Deadwood and Deep v. Surface Structure…

I’ve been watching the first season of HBO’s Deadwood.  One of the bits of controversy that has surrounded this story of an old-west town is the use of profanity.  Deadwood is the story of the real historical town of Deadwood, an outlaw settlement in the Black Hills of Montana in 1876.  But here’s the thing, the characters in the TV show swear like sailors.  The language is so offensive that I won’t even give examples.  Of course these words that the writers use are not words that people really used in 1876.  But the profanity of 1876 would sound silly to people in our time and culture, and so the writers decided to import modern profanity as a creative anachronism.  On a visceral level at least, this works very well indeed.

This goes to the heart of an issue in linguistics that I’ve been thinking about lately.  Linguists talk about deep structure and surface structure.  Surface structure is the actual grammatical structure of a particular sentence or phrase or utterance as found in reality.  Deep structure is the so-called “kernel” sentence or essence that underlies the surface structure.  A passive sentence is the classic example.  According to this thinking sentences 1a and 1b have different surface structure but identical deep structure:

1a: Wild Bill Hickok was shot by Jack McCall.
1b: Jack McCall shot Wild Bill Hickok.

Linguists who believe in deep structure say that the semantic value (the meaning for lack of a better term) of these phrases is identical.  Linguists who don’t believe in deep structure might deny this.

In Deadwood the use of anachronistic language assumes that modern swearing has essentially the same deep structure as the swearing of 1876.  Therefore replacing one with the other is actually a faithful way of translating.  But I wonder, and here is where deep structure becomes a problem, if there isn’t something else going on apart from semantics and if that something else might not be the same from 1876 to 2009.  Like I said, I’m still thinking about it.


2 thoughts on “Deadwood and Deep v. Surface Structure…

  1. This is curious to me. Couldn't it be both? Your sentences a and b have identical deep structure meaning but not surface structure meaning? They mean the same thing, but the way we hear it may be drastically different, just because of word order?

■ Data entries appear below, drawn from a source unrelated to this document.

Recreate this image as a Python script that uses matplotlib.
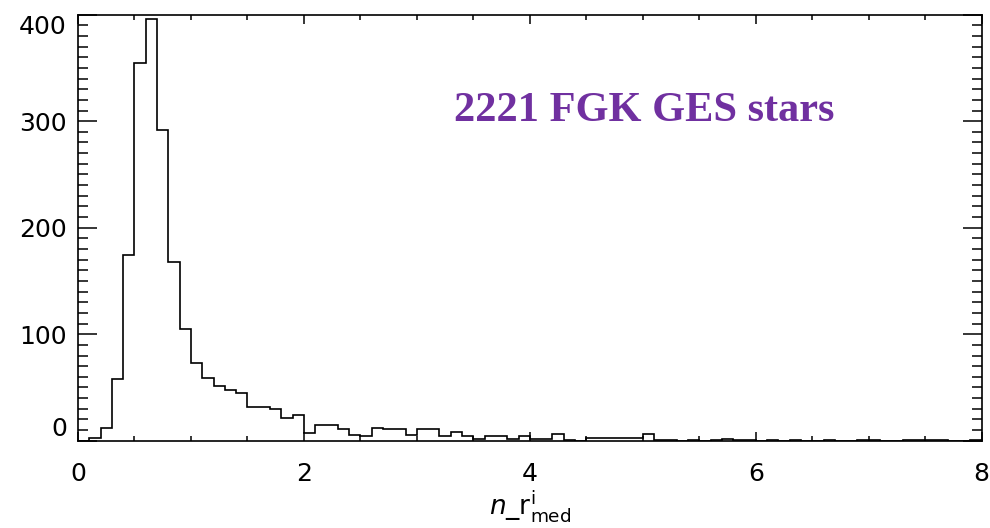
import numpy as np
import matplotlib
matplotlib.use('Agg')
import matplotlib.pyplot as plt
from matplotlib.ticker import MultipleLocator

# histogram of n_r^i_med, bin width 0.1 from 0 to 8
bin_width = 0.1
bin_start = 0.0
counts = [
    0, 3, 12, 58, 174, 355, 396, 292, 168, 105,
    73, 59, 51, 48, 45, 32, 32, 30, 21, 24,
    7, 15, 15, 11, 5, 4, 12, 11, 11, 5,
    11, 11, 4, 8, 4, 2, 4, 4, 2, 4,
    2, 2, 6, 1, 0, 3, 3, 3, 3, 3,
    6, 1, 1, 0, 1, 0, 1, 2, 1, 1,
    0, 1, 0, 1, 0, 0, 1, 0, 0, 1,
    1, 0, 0, 1, 1, 1, 1, 0, 0, 1,
]
label_text = '2221 FGK GES stars'
x_ticks = [0, 2, 4, 6, 8]
y_ticks = [0, 100, 200, 300, 400]

counts = np.array(counts, dtype=float)
edges = bin_start + bin_width * np.arange(len(counts) + 1)

fig = plt.figure(figsize=(9.9, 5.28), dpi=100)
ax = fig.add_axes([0.0788, 0.1653, 0.9128, 0.8069])

ax.stairs(counts, edges, color='black', lw=1.2, baseline=0)

ax.set_xlim(0, 8)
ax.set_ylim(0, 400)
ax.set_xticks(x_ticks)
ax.set_yticks(y_ticks)
ax.xaxis.set_minor_locator(MultipleLocator(0.5))
ax.yaxis.set_minor_locator(MultipleLocator(10))

for sp in ax.spines.values():
    sp.set_linewidth(1.2)

ax.tick_params(axis='both', which='both', direction='in', top=True, right=True,
               width=1.1, labelsize=18, colors='black')
ax.tick_params(axis='x', which='major', length=6.5, pad=15)
ax.tick_params(axis='x', which='minor', length=3.5)
ax.tick_params(axis='y', which='major', length=14, pad=8)
ax.tick_params(axis='y', which='minor', length=7.5)

# end labels on the y axis sit inside the axis range, as in the original
ylabs = ax.get_yticklabels()
ylabs[0].set_va('bottom')
ylabs[-1].set_va('top')

ax.set_xlabel(r'$n\_\mathrm{r}^{\mathrm{i}}_{\mathrm{med}}$', fontsize=19, labelpad=2)

ax.text(0.416, 0.773, label_text, transform=ax.transAxes, color='#7030A0',
        fontsize=30.5, fontweight='bold', family=['Liberation Serif', 'DejaVu Serif'],
        ha='left', va='center')

fig.savefig('out.png', dpi=100)
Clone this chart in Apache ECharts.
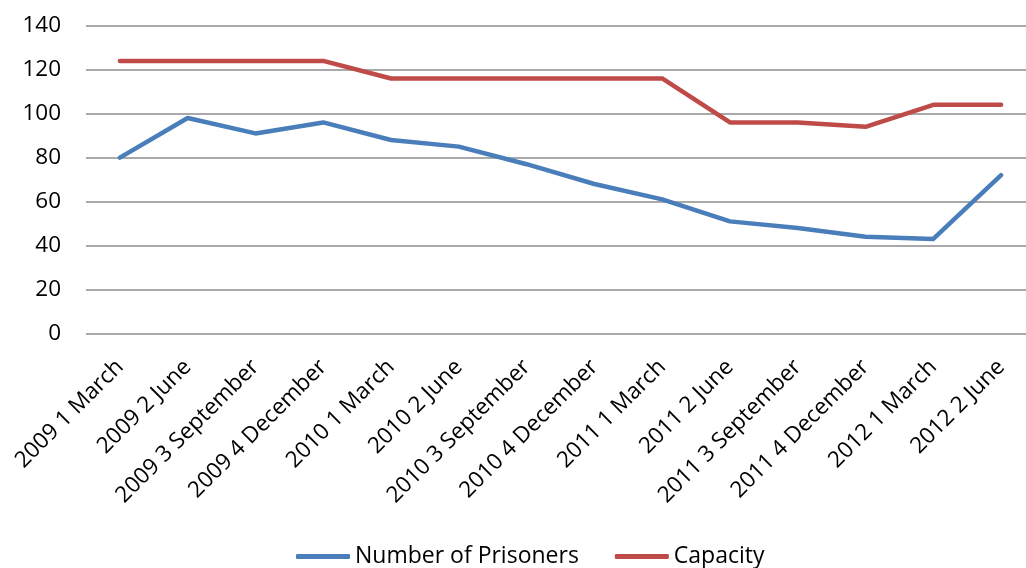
<!DOCTYPE html>
<html>
<head>
<meta charset="utf-8">
<script src="https://cdn.jsdelivr.net/npm/echarts@6/dist/echarts.min.js"></script>
<style>
  html, body { margin: 0; padding: 0; background: #fff; overflow: hidden; }
  /* canvas is a little wider than the window so the plot area runs off the right edge */
  #chart { width: 1040px; height: 568px; }
</style>
</head>
<body>
<div id="chart"></div>
<script>
// Quarterly periods
const categories = [
  '2009 1 March', '2009 2 June', '2009 3 September', '2009 4 December',
  '2010 1 March', '2010 2 June', '2010 3 September', '2010 4 December',
  '2011 1 March', '2011 2 June', '2011 3 September', '2011 4 December',
  '2012 1 March', '2012 2 June'
];
const prisoners = [80, 98, 91, 96, 88, 85, 77, 68, 61, 51, 48, 44, 43, 72];
const capacity = [124, 124, 124, 124, 116, 116, 116, 116, 116, 96, 96, 94, 104, 104];
const yTicks = { min: 0, max: 140, interval: 20 };

const FONT = '"Open Sans", "Liberation Sans", sans-serif';
const chart = echarts.init(document.getElementById('chart'), null, { renderer: 'canvas' });

chart.setOption({
  animation: false,
  backgroundColor: '#ffffff',
  grid: { left: 86, width: 949, top: 25.7, height: 307.8, containLabel: false },
  legend: {
    left: 296,
    top: 545,
    padding: 0,
    itemWidth: 54,
    itemHeight: 5,
    itemGap: 36,
    icon: 'roundRect',
    textStyle: { fontFamily: FONT, fontSize: 23, color: '#000' },
    data: ['Number of Prisoners', 'Capacity']
  },
  xAxis: {
    type: 'category',
    data: categories,
    boundaryGap: true,
    axisLine: { show: false },
    axisTick: { show: false },
    axisLabel: {
      rotate: 45,
      interval: 0,
      margin: 30,
      fontFamily: FONT,
      fontSize: 22.5,
      color: '#000'
    }
  },
  yAxis: {
    type: 'value',
    min: yTicks.min,
    max: yTicks.max,
    interval: yTicks.interval,
    axisLine: { show: false },
    axisTick: { show: false },
    axisLabel: { margin: 25, fontFamily: FONT, fontSize: 22.5, color: '#000' },
    splitLine: { lineStyle: { color: '#8c8c8c', width: 1.5 } }
  },
  series: [
    {
      name: 'Number of Prisoners',
      type: 'line',
      data: prisoners,
      symbol: 'none',
      color: '#4a7ebb',
      lineStyle: { width: 4.5, cap: 'round', join: 'round' }
    },
    {
      name: 'Capacity',
      type: 'line',
      data: capacity,
      symbol: 'none',
      color: '#be4b48',
      lineStyle: { width: 4.5, cap: 'round', join: 'round' }
    }
  ]
});
</script>
</body>
</html>
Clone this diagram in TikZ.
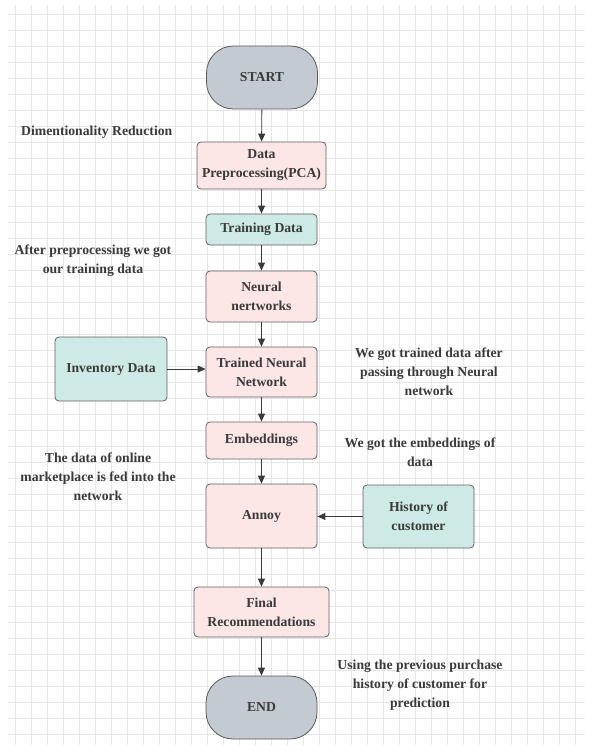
\documentclass[tikz,border=0pt]{standalone}
\usepackage{fontspec}
\setmainfont{Liberation Serif}
\usepackage{tikz}
\usetikzlibrary{arrows.meta}
\definecolor{boxpink}{HTML}{FCE6E6}
\definecolor{boxteal}{HTML}{CDEAE6}
\definecolor{boxgrey}{HTML}{C3CAD2}
\definecolor{inkgrey}{HTML}{3A3A3A}
\definecolor{gridgrey}{HTML}{E6E6E6}

\begin{document}
\begin{tikzpicture}[x=1pt, y=-1pt, font=\fontsize{13.7}{19}\selectfont\bfseries,
    every node/.style={text=inkgrey, align=center, inner sep=0pt},
    pinkbox/.style={draw=black!62, line width=0.8pt, fill=boxpink, rounded corners=4pt},
    tealbox/.style={draw=black!62, line width=0.8pt, fill=boxteal, rounded corners=4pt},
    termbox/.style={draw=black!65, line width=0.8pt, fill=boxgrey, rounded corners=27pt, minimum width=111pt, minimum height=63pt},
    flow/.style={draw=inkgrey, line width=0.9pt, -{Triangle[length=8pt,width=7pt]}}]
    % page and grid
    \fill[white] (0,0) rectangle (595,751);
    \useasboundingbox (0,0) rectangle (595,751);
    \foreach \x in {15.5,31.5,...,585} \draw[gridgrey, line width=0.6pt] (\x,5) -- (\x,745);
    \foreach \y in {14,30,...,745} \draw[gridgrey, line width=0.6pt] (8,\y) -- (585,\y);
    % flow boxes
    \node[termbox] (start) at (262, 77.5) {START};
    \node[pinkbox, minimum width=129pt, minimum height=47pt] (pca) at (261.5, 165.5) {Data\\Preprocessing(PCA)};
    \node[tealbox, minimum width=111pt, minimum height=31pt] (train) at (261.5, 229.5) {Training Data};
    \node[pinkbox, minimum width=111pt, minimum height=51pt] (nn) at (261.5, 296.5) {Neural\\nertworks};
    \node[pinkbox, minimum width=111pt, minimum height=50pt] (tnn) at (261.5, 372) {Trained Neural\\Network};
    \node[tealbox, minimum width=112pt, minimum height=64pt] (inv) at (111, 369) {Inventory Data};
    \node[pinkbox, minimum width=111pt, minimum height=37pt] (emb) at (261.5, 440.5) {Embeddings};
    \node[pinkbox, minimum width=111pt, minimum height=64pt] (annoy) at (261.5, 516) {Annoy};
    \node[tealbox, minimum width=111pt, minimum height=63pt] (hist) at (418.5, 516.5) {History of\\customer};
    \node[pinkbox, minimum width=135pt, minimum height=50pt] (final) at (261.5, 612) {Final\\Recommendations};
    \node[termbox] (end) at (261.5, 707.5) {END};
    % notes
    \node[anchor=west] (dimred) at (21, 132) {Dimentionality Reduction};
    \node (aftertxt) at (93, 261) {After preprocessing we got\\our training data};
    \node (trainedtxt) at (429, 372) {We got trained data after\\passing through Neural\\network};
    \node (embtxt) at (420, 452.5) {We got the embeddings of\\data};
    \node (markettxt) at (98, 477) {The data of online\\marketplace is fed into the\\network};
    \node (usingtxt) at (420, 685) {Using the previous purchase\\history of customer for\\prediction};
    % connectors
    \draw[flow] (start) -- (pca);
    \draw[flow] (pca) -- (train);
    \draw[flow] (train) -- (nn);
    \draw[flow] (nn) -- (tnn);
    \draw[flow] (tnn) -- (emb);
    \draw[flow] (emb) -- (annoy);
    \draw[flow] (annoy) -- (final);
    \draw[flow] (final) -- (end);
    \draw[flow] (inv) -- (inv -| tnn.west);
    \draw[flow] (hist) -- (hist -| annoy.east);
\end{tikzpicture}
\end{document}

    As for the show using new rather than old swearing, I guess if they want to transport us into that time yet convey the gritty language "easily" without much work on the viewers part then they made the right move. But couldn't they have accomplished it with good acting and writing? Use the old language but capture the original offensiveness and grittiness? I don't know. It would bother me watching it to have it so anachronistic. Deep structure meaning may be the same but on the surface it would still mean they didn't try hard enough.

    This reminds me of something I came across in sermon prep this week. When Jesus says "It would be better to have a large millstone hung round your neck" in Matthew 18 the literal translation is actually "have a millstone of a donkey". The idea is that there were hand-millstones and the big ones that donkey's carted around.

    Thing that got me thinking was, wow, it is way more effective, and even humorous, to keep the "donkey" language. But then again maybe they didn't laugh at donkeys then the way I do today. (But weren't donkeys funny from day 1. Or day 6 I guess?)

    So anyway, wouldn't it capture Jesus' deep meaning better if we kept the literal translation? Or maybe if we translated it with similar modern ridiculousness, like "It would be better to have a microwave bungeed around your neck"?

    Great post Colin. I've missed your blogging, making ties from everyday crap to stuff we read about in theory texts and what-not…

  2. It isn't just that the word order of 1a and 1b are different. One is an active verbal construction and the other is a passive verbal construction. So in the active phrase the subject (McCall) receives a slight emphasis, as does the action itself. In the passive phrase the object (Hickok) moves to the foreground slightly and the subject and verbal action retreat a little. Also, passive phrases are (generally) less common, which makes them stand out slightly. Linguists also have whole lists of things that active and passive voice do at the level of paragraph and above.

    Your example from Matt goes to the same point, and one that is often the subject of debate. Which translation is better, the one that more closely resembles the actual surface structure of the text (formal equivalence) or the one that more closely resembles the deep structure of the text (dynamic equivalence). Which is really a better translation, "donkey's millstone" or "big-ass microwave"?